L’Allemagne n’a pas de pignon sur la Méditerranée[1]. » Donc qu’importe ? Après le traité franco-anglais, coïncidant avec le voyage à Rome de M. Loubet, le point de vue change. Les deux réconciliations rapprochées l’une de l’autre se complètent et prennent une allure de coalition. L’Angleterre n’a-t-elle pas de tout temps entretenu avec l’Italie des relations intimes ? N’est-ce pas Depretis qui disait : « Notre situation est assurée sur terre et sur mer[2] ? » N’est-ce pas le marquis di Rudini qui précisait : « Je n’aperçois point de questions sur lesquelles les vues de l’Italie ne soient conformes à celles de l’Angleterre, attendu que leurs intérêts sont identiques[3] ? » N’est-ce pas le duc de Sermoneta qui proclamait « l’alliance sentimentale des deux pays ? » Angleterre, France, Italie, ne seraient-ce pas les trois termes d’un concert offensif, prêt à profiter des difficultés coloniales et financières de l’Allemagne, pour l’isoler et l’encercler ?

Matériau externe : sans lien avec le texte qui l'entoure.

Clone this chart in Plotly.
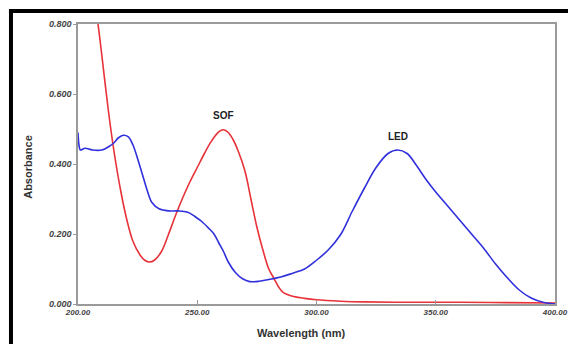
import plotly.graph_objects as go

# LED (blue) spectrum
led_wl = [200, 200.5, 201, 203, 206, 210, 213, 215, 217, 219, 221, 223, 225, 227, 229, 231,
          234, 238, 242, 246, 249, 252, 255, 257, 259, 261, 263, 266, 269, 272, 276, 280,
          285, 290, 295, 300, 305, 310, 315, 320, 325, 330, 334, 338, 342, 346, 350, 355,
          360, 365, 370, 375, 380, 385, 390, 395, 400]
led_abs = [0.49, 0.45, 0.44, 0.445, 0.44, 0.44, 0.45, 0.46, 0.475, 0.482, 0.478, 0.455, 0.415,
           0.37, 0.325, 0.29, 0.272, 0.266, 0.266, 0.262, 0.25, 0.235, 0.215, 0.2, 0.175, 0.15,
           0.12, 0.09, 0.072, 0.064, 0.065, 0.07, 0.077, 0.088, 0.1, 0.125, 0.155, 0.197, 0.265,
           0.33, 0.39, 0.43, 0.44, 0.43, 0.395, 0.355, 0.32, 0.28, 0.24, 0.2, 0.16, 0.115, 0.075,
           0.04, 0.017, 0.005, 0.0]

# SOF (red) spectrum
sof_wl = [200, 204, 206, 208.4, 210, 212.6, 215, 218, 220.5, 223, 226, 228, 230, 232, 235, 238,
          241, 244, 247, 250, 253, 256, 259, 261, 263, 265, 267, 270, 272.5, 275, 277.5, 280,
          282, 284, 286, 290, 295, 300, 310, 320, 340, 360, 380, 400]
sof_abs = [1.28, 1.05, 0.92, 0.8, 0.71, 0.56, 0.44, 0.32, 0.24, 0.18, 0.14, 0.125, 0.12, 0.125,
           0.15, 0.2, 0.255, 0.305, 0.35, 0.39, 0.43, 0.466, 0.492, 0.498, 0.49, 0.47, 0.44, 0.38,
           0.3, 0.22, 0.155, 0.1, 0.075, 0.05, 0.033, 0.022, 0.016, 0.012, 0.008, 0.006, 0.005,
           0.005, 0.004, 0.003]

x_ticks = [200, 250, 300, 350, 400]
x_tick_labels = ["200.00", "250.00", "300.00", "350.00", "400.00"]
y_ticks = [0.0, 0.2, 0.4, 0.6, 0.8]
y_tick_labels = ["0.000", "0.200", "0.400", "0.600", "0.800"]

labels = [("SOF", 261, 0.498), ("LED", 334, 0.44)]

fig = go.Figure()
fig.add_trace(go.Scatter(x=sof_wl, y=sof_abs, mode="lines", line=dict(color="#e8323a", width=1.6),
                         line_shape="spline", showlegend=False))
fig.add_trace(go.Scatter(x=led_wl, y=led_abs, mode="lines", line=dict(color="#3030dc", width=1.6),
                         line_shape="spline", showlegend=False))

for txt, xv, yv in labels:
    fig.add_annotation(x=xv, y=yv, text=txt, showarrow=False, yshift=14,
                       font=dict(family="Liberation Sans", size=10, color="#222222", weight="bold"))

title_font = dict(family="Liberation Sans", size=11, color="#333333", weight="bold")
fig.add_annotation(xref="paper", yref="paper", x=0.4696, y=-0.1036, text="Wavelength (nm)",
                   showarrow=False, font=title_font, xanchor="center", yanchor="middle")
fig.add_annotation(xref="paper", yref="paper", x=-0.1048, y=0.49, text="Absorbance",
                   showarrow=False, font=title_font, textangle=-90, xanchor="center", yanchor="middle")

# black frame on top and left (image border)
fig.add_shape(type="rect", xref="paper", yref="paper", x0=-0.1447, x1=-0.1363, y0=-0.15, y1=1.054,
              fillcolor="black", line_width=0, layer="above")
fig.add_shape(type="rect", xref="paper", yref="paper", x0=-0.1447, x1=1.05, y0=1.0393, y1=1.054,
              fillcolor="black", line_width=0, layer="above")

x_tick_font = dict(family="Liberation Sans", size=8, color="#444444", weight="bold", style="italic")
y_tick_font = dict(family="Liberation Sans", size=9, color="#444444", weight="bold", style="italic")
fig.update_layout(
    width=568, height=344,
    margin=dict(l=78, r=13, t=24, b=40, autoexpand=False),
    paper_bgcolor="white", plot_bgcolor="white",
    xaxis=dict(range=[200, 400], tickvals=x_ticks, ticktext=x_tick_labels, automargin=False,
               showgrid=False, zeroline=False, showline=True, linecolor="#9a9a9a", linewidth=1.5,
               mirror=True, ticks="inside", ticklen=4, tickcolor="#9a9a9a",
               tickfont=x_tick_font),
    yaxis=dict(range=[0, 0.8], tickvals=y_ticks, ticktext=y_tick_labels, automargin=False,
               showgrid=False, zeroline=False, showline=True, linecolor="#9a9a9a", linewidth=1.5,
               mirror=True, ticks="outside", ticklen=3, tickcolor="#9a9a9a",
               tickfont=y_tick_font),
)

fig.write_html("out.html")
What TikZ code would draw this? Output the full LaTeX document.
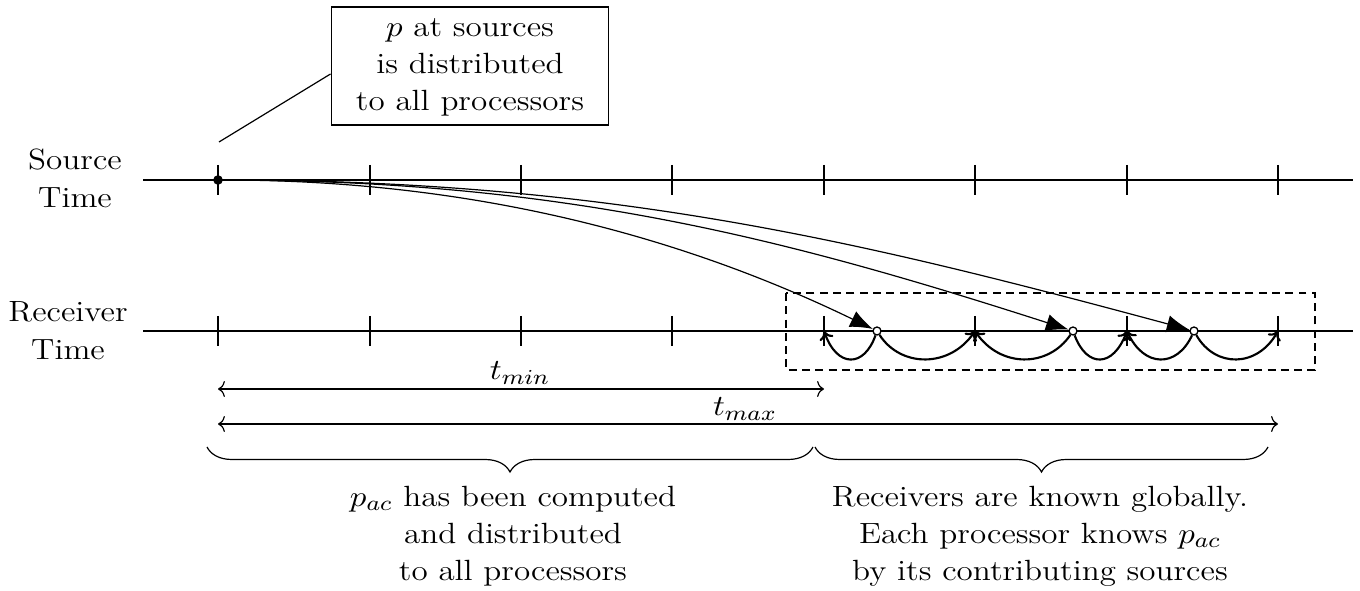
\documentclass[tikz,border=0pt]{standalone}
\usepackage{fontspec}
\usetikzlibrary{arrows.meta,decorations.pathreplacing}
\newcommand{\wide}[1]{\scalebox{1.13}[1]{#1}}
\newcommand{\stacktext}[1]{\wide{\begin{tabular}{@{}c@{}}#1\end{tabular}}}
\tikzset{
  axis/.style={line width=0.45pt},
  tickmark/.style={line width=0.45pt},
  txt/.style={inner sep=0pt, font=\fontsize{11}{14}\selectfont},
  flow/.style={line width=0.45pt, -{Latex[length=8.5pt,width=6.5pt]}},
  hop/.style={line width=0.8pt, -{To[length=3.2pt,width=5.5pt]}},
  recv/.style={circle, draw, fill=white, inner sep=0pt, minimum size=3pt, line width=0.5pt},
  span/.style={line width=0.45pt, {To[length=2.6pt,width=6pt]}-{To[length=2.6pt,width=6pt]}},
  bracestyle/.style={line width=0.45pt, decorate, decoration={brace, mirror, amplitude=9.4pt}},
  callout/.style={draw, line width=0.45pt, inner sep=0pt, minimum width=3.67cm, minimum height=1.56cm, font=\fontsize{11}{13.9}\selectfont}
}
\begin{document}
\begin{tikzpicture}[x=0.013210cm, y=-0.013210cm]
\path[use as bounding box] (0,0) rectangle (1360,591);

% labels
\node[txt] (srclbl) at (75,181) {\stacktext{Source\\Time}};
\node[txt] (rcvlbl) at (68,333) {\stacktext{Receiver\\Time}};

% time axes
\coordinate (sL) at (143,180); \coordinate (sR) at (1353,180);
\coordinate (rL) at (143,331); \coordinate (rR) at (1353,331);
\draw[axis] (sL) -- (sR);
\draw[axis] (rL) -- (rR);
\foreach \i/\x in {0/218,1/370,2/521,3/672,4/824,5/975,6/1127,7/1278} {
  \coordinate (s\i) at (\x,180);
  \coordinate (r\i) at (\x,331);
  \draw[tickmark] (\x,165) -- (\x,195);
  \draw[tickmark] (\x,316) -- (\x,346);
}

% dashed window
\draw[dash pattern=on 3pt off 2pt, line width=0.45pt] (786,293) rectangle (1315,370);

% source dot and callout
\node[circle, fill=black, inner sep=0pt, minimum size=3.6pt] (src) at (218,180) {};
\node[callout] (box) at (470,66) {\stacktext{$p$ at sources\\is distributed\\to all processors}};
\coordinate (cA) at (219,142);
\draw[line width=0.45pt] (cA) -- ([yshift=-3pt]box.west);

% receiver points
\node[recv] (e1) at (877,331) {};
\node[recv] (e2) at (1073,331) {};
\node[recv] (e3) at (1194,331) {};

% propagation curves
\draw[flow] (src) .. controls (468,180) and (677,234) .. (e1);
\draw[flow] (src) .. controls (568,180) and (793,241) .. (e2);
\draw[flow] (src) .. controls (618,180) and (874,245) .. (e3);

% local hops
\draw[hop] (e1) .. controls (864,368) and (837,368) .. (r4);
\draw[hop] (e1) .. controls (901,368) and (950,368) .. (r5);
\draw[hop] (e2) .. controls (1048,368) and (1000,368) .. (r5);
\draw[hop] (e2) .. controls (1087,368) and (1113,368) .. (r6);
\draw[hop] (e3) .. controls (1177,368) and (1144,368) .. (r6);
\draw[hop] (e3) .. controls (1215,368) and (1257,368) .. (r7);

% spans
\coordinate (tminA) at (218,389); \coordinate (tminB) at (824,389);
\coordinate (tmaxA) at (218,424); \coordinate (tmaxB) at (1278,424);
\draw[span] (tminA) -- (tminB);
\draw[span] (tmaxA) -- (tmaxB);
\node[txt] (tminlbl) at (520,373) {\wide{$t_{min}$}};
\node[txt] (tmaxlbl) at (745,409) {\wide{$t_{max}$}};

% braces
\coordinate (b1A) at (207,447); \coordinate (b1B) at (813,447);
\coordinate (b2A) at (815,447); \coordinate (b2B) at (1268,447);
\draw[bracestyle] (b1A) -- (b1B);
\draw[bracestyle] (b2A) -- (b2B);

\node[txt] (leftnote) at (513,536) {\stacktext{$p_{ac}$ has been computed\\and distributed\\to all processors}};
\node[txt] (rightnote) at (1040,536) {\stacktext{Receivers are known globally.\\Each processor knows $p_{ac}$\\by its contributing sources}};
\end{tikzpicture}
\end{document}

Six mois passent, et l’accord franco-espagnol est conclu. À Berlin, l’impression de défiance augmente. L’Allemagne, vingt ans durant, s’est crue sûre de l’Espagne. Le second mariage d’Alphonse XII avec une princesse autrichienne, ses visites en Allemagne, la régence de la reine Christine, l’échec des premiers pourparlers franco-espagnols relatifs au Maroc ont créé et fortifié cette confiance. Quel est donc le sens de cet accord, corollaire de l’accord franco-anglais, par où s’accusent des tendances nouvelles que préciseront bientôt les fiançailles d’Alphonse XIII avec une princesse anglaise ? Cet accord, notons-le, reste secret. Le texte publié démontre l’existence d’une mystérieuse annexe. Quelle en est la portée ? N’y a-t-il point dans ces engagemens successifs plus d’arrière-pensées européennes que de projets africains ? Le comte de Bülow, si accoutumé qu’il soit à l’optimisme, commence à s’inquiéter. Même si cette inquiétude n’était pas spontanée, elle naîtrait du souci de ne pas prêter le flanc aux attaques des pangermanistes et de garder la faveur impériale. M. de Holstein est là d’ailleurs pour l’entretenir. Les discours rassurans d’avril 1904, s’ils ne sont un remords, sont un regret déjà. La « conjuration » formée par Edouard VII prend corps dans les imaginations allemandes. Elle trouve accès dans le clair esprit du chancelier. Et voici que se précise la pensée

  1. Déclaration du comte de Bülow, le Figaro, 30 mai 1902.
  2. Chambre des députés, 17 février 1887.
  3. Ibid., 14 juin 1891.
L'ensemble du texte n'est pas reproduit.